As a grown man who now makes a living teaching and tapping on the worn screen doors of American memory and imagination, I still can’t find space for a Tupac Shakur in his forties. I’d like to believe that Tupac would have gotten even better as an artist, activist, and critical citizen. But I can’t figure out how someone so brilliant, so committed to honest exploration, so willing to fight for us, with us, and against us, could ever live beyond twenty-five in our United States.
Sixteen years after Tupac’s death, I need help imagining how a twenty-five-year-old Tupac might have engaged with the world the day after September 11, 2001. What would that twenty-five-year-old Tupac have done after his people were left drowning in poisonous water on August 29, 2005? What would he say to the relentless American politicians on the left and right who take no responsibility for their part in our American mess? How would he touch the millions of brothers and sisters in prison-industrial complexes and the thousands of young brothers taking turns dying and killing in Chicago, Jackson, Oakland, Little Rock, New Orleans, Newark, Detroit, Gary, Poughkeepsie, and Flint?
Eerily, the 2012 Republican and Democratic national conventions ended without one mention of these American citizens or the responsibility this nation has to them. Not only would the convention speakers not talk to them; they refused to even talk about them. While many of us were beaming with joy at the speeches we heard from Michelle, Bill, and Barack, and thanking our lucky stars that Mitt Romney and his band of Unimaginative American Thieves were… well, obviously unimaginative American thieves, a part of me was remembering the political stars of our nation, on both the right and left, when they were twenty-five.

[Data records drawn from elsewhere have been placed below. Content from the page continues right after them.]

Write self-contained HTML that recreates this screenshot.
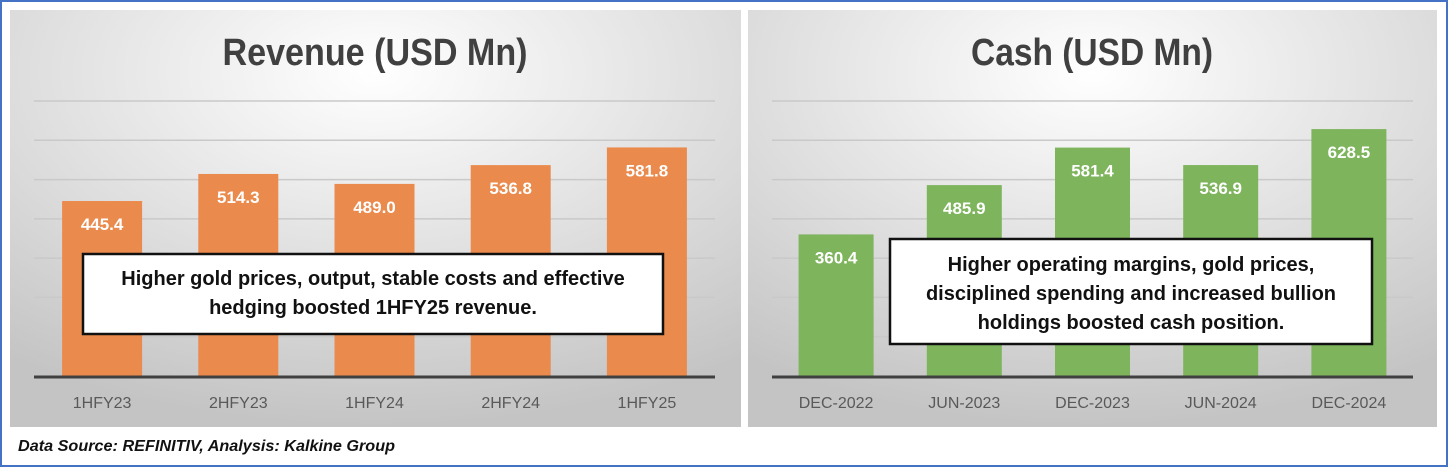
<!DOCTYPE html>
<html><head><meta charset="utf-8"><style>
html,body{margin:0;padding:0;background:#fff;}
svg{display:block;font-family:"Liberation Sans",sans-serif;}
</style></head><body>
<svg width="1448" height="467" viewBox="0 0 1448 467">
<defs>
<radialGradient id="bg" cx="0.5" cy="0.15" r="0.85">
<stop offset="0" stop-color="#ffffff"/><stop offset="0.6" stop-color="#dcdcdc"/><stop offset="1" stop-color="#c4c4c4"/>
</radialGradient>
</defs>
<rect x="1" y="1" width="1446" height="465" fill="#fff" stroke="#4472c4" stroke-width="2"/>
<rect x="10" y="10" width="731" height="417" fill="url(#bg)"/>
<rect x="748" y="10" width="689" height="417" fill="url(#bg)"/>
<g id="left"></g><g id="right"></g>
<text x="18" y="451" font-size="16" font-weight="bold" font-style="italic" fill="#111" textLength="377" lengthAdjust="spacingAndGlyphs">Data Source: REFINITIV, Analysis: Kalkine Group</text>
</svg>
<script>
const revCategories=["1HFY23","2HFY23","1HFY24","2HFY24","1HFY25"];
const revValues=[445.4,514.3,489.0,536.8,581.8];
const cashCategories=["DEC-2022","JUN-2023","DEC-2023","JUN-2024","DEC-2024"];
const cashValues=[360.4,485.9,581.4,536.9,628.5];
const yMax=700;
const gridTicks=[100,200,300,400,500,600,700];
const NS="http://www.w3.org/2000/svg";
function mk(parent,tag,attrs,txt){const e=document.createElementNS(NS,tag);for(const k in attrs)e.setAttribute(k,attrs[k]);if(txt!==undefined)e.textContent=txt;parent.appendChild(e);return e;}
function chart(g,cfg){
  const y=v=>cfg.base-(v/yMax)*(cfg.base-cfg.top);
  const step=(cfg.x1-cfg.x0)/cfg.cats.length;
  const xc=i=>cfg.x0+step*(i+0.5);
  const t=mk(g,'text',{x:cfg.titleX,y:65,'font-size':38,'font-weight':'bold',fill:'#404040','text-anchor':'middle',textLength:cfg.titleW,lengthAdjust:'spacingAndGlyphs'},cfg.title);
  
  
  gridTicks.forEach(v=>{const l=mk(g,'line',{x1:cfg.x0,x2:cfg.x1,y1:y(v),y2:y(v),stroke:'#c9c9c9','stroke-width':1.5});
    
    });
  cfg.vals.forEach((v,i)=>{
    const r=mk(g,'rect',{x:xc(i)-cfg.bw/2,y:y(v),width:cfg.bw,height:cfg.base-y(v),fill:cfg.color});
    
    
    const lb=mk(g,'text',{x:xc(i),y:y(v)+29,'font-size':17,'font-weight':'bold',fill:'#fff','text-anchor':'middle'},v.toFixed(1));
    
    
    const xl=mk(g,'text',{x:xc(i),y:408,'font-size':16,fill:'#595959','text-anchor':'middle'},cfg.cats[i]);
    
    
  });
  const ax=mk(g,'line',{x1:cfg.x0,x2:cfg.x1,y1:cfg.base+1,y2:cfg.base+1,stroke:'#404040','stroke-width':3});
  
  
  const b=cfg.box;
  const br=mk(g,'rect',{x:b[0],y:b[1],width:b[2],height:b[3],fill:'#fff',stroke:'#111','stroke-width':2.5});
  
  
  cfg.lines.forEach((s,i)=>{const tt=mk(g,'text',{x:b[0]+b[2]/2,y:cfg.ly0+i*cfg.lh,'font-size':20,'font-weight':'bold',fill:'#111','text-anchor':'middle'},s);
    
    });
}
chart(document.getElementById('left'),{title:"Revenue (USD Mn)",titleX:375,titleW:305,x0:34,x1:715,base:376,top:101,bw:80,color:"#ea8a4c",cats:revCategories,vals:revValues,
 box:[83,254,580,80],lines:["Higher gold prices, output, stable costs and effective","hedging boosted 1HFY25 revenue."],ly0:285,lh:29});
chart(document.getElementById('right'),{title:"Cash (USD Mn)",titleX:1092,titleW:242,x0:772,x1:1413,base:376,top:101,bw:75,color:"#7db45c",cats:cashCategories,vals:cashValues,
 box:[890,239,482,105],lines:["Higher operating margins, gold prices,","disciplined spending and increased bullion","holdings boosted cash position."],ly0:271,lh:29});
</script>
</body></html>
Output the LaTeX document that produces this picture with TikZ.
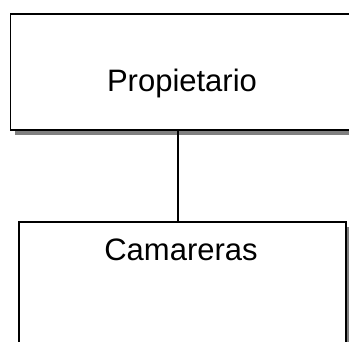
\documentclass[tikz,border=0pt]{standalone}
\usepackage{fontspec}
\setmainfont{Liberation Sans}
\usetikzlibrary{shadows}
\begin{document}
\begin{tikzpicture}[x=1pt,y=-1pt,
  box/.style={draw=black, line width=1.6pt, fill=white, rectangle, inner sep=0pt,
    drop shadow={shadow xshift=5pt, shadow yshift=-5pt, fill=black!50, opacity=1}},
  lbl/.style={font=\fontsize{31}{36}\selectfont, anchor=base, inner sep=0pt},
  conn/.style={draw=black, line width=1.6pt}]
\useasboundingbox (0,0) rectangle (349,342);
\clip (0,0) rectangle (349,342);
\node[box, anchor=north west, minimum width=352pt, minimum height=116.5pt] (top) at (9.5,13) {};
\node[box, anchor=north west, minimum width=327pt, minimum height=150pt] (bot) at (18,221) {};
\node[lbl] (ptext) at (182,92) {Propietario};
\node[lbl] (ctext) at (181,261) {Camareras};
\coordinate (lx) at (178,0);
\draw[conn] (top.south -| lx) -- (bot.north -| lx);
\end{tikzpicture}
\end{document}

Bill Clinton was milling around the halls of Yale Law School hitting on a fellow student named Hillary Rodham. Barack Obama was trying his hand at community organizing in Chicago. Michelle Robinson had just finished her first year as an associate at Sidley & Austin, a corporate law firm in Chicago. Mitt Romney was finishing up his senior year as an English major at BYU.
Strange.
By age twenty-five, Tupac Amaru Shakur had recorded six albums and starred in five movies. Five bullets had entered his body and he’d gone to prison for eleven months. He’d travelled around the world, influencing the life and art of millions of people and talking about organizing a movement against poverty and police brutality. He had shot two white off-duty cops in Atlanta who were harassing a black man, and beat the case. By age twenty-five, Tupac Shakur had fought to stay alive for six days in a Las Vegas hospital after three new bullets entered his body. And less than three months after his twenty-fifth birthday, Tupac Shakur was dead.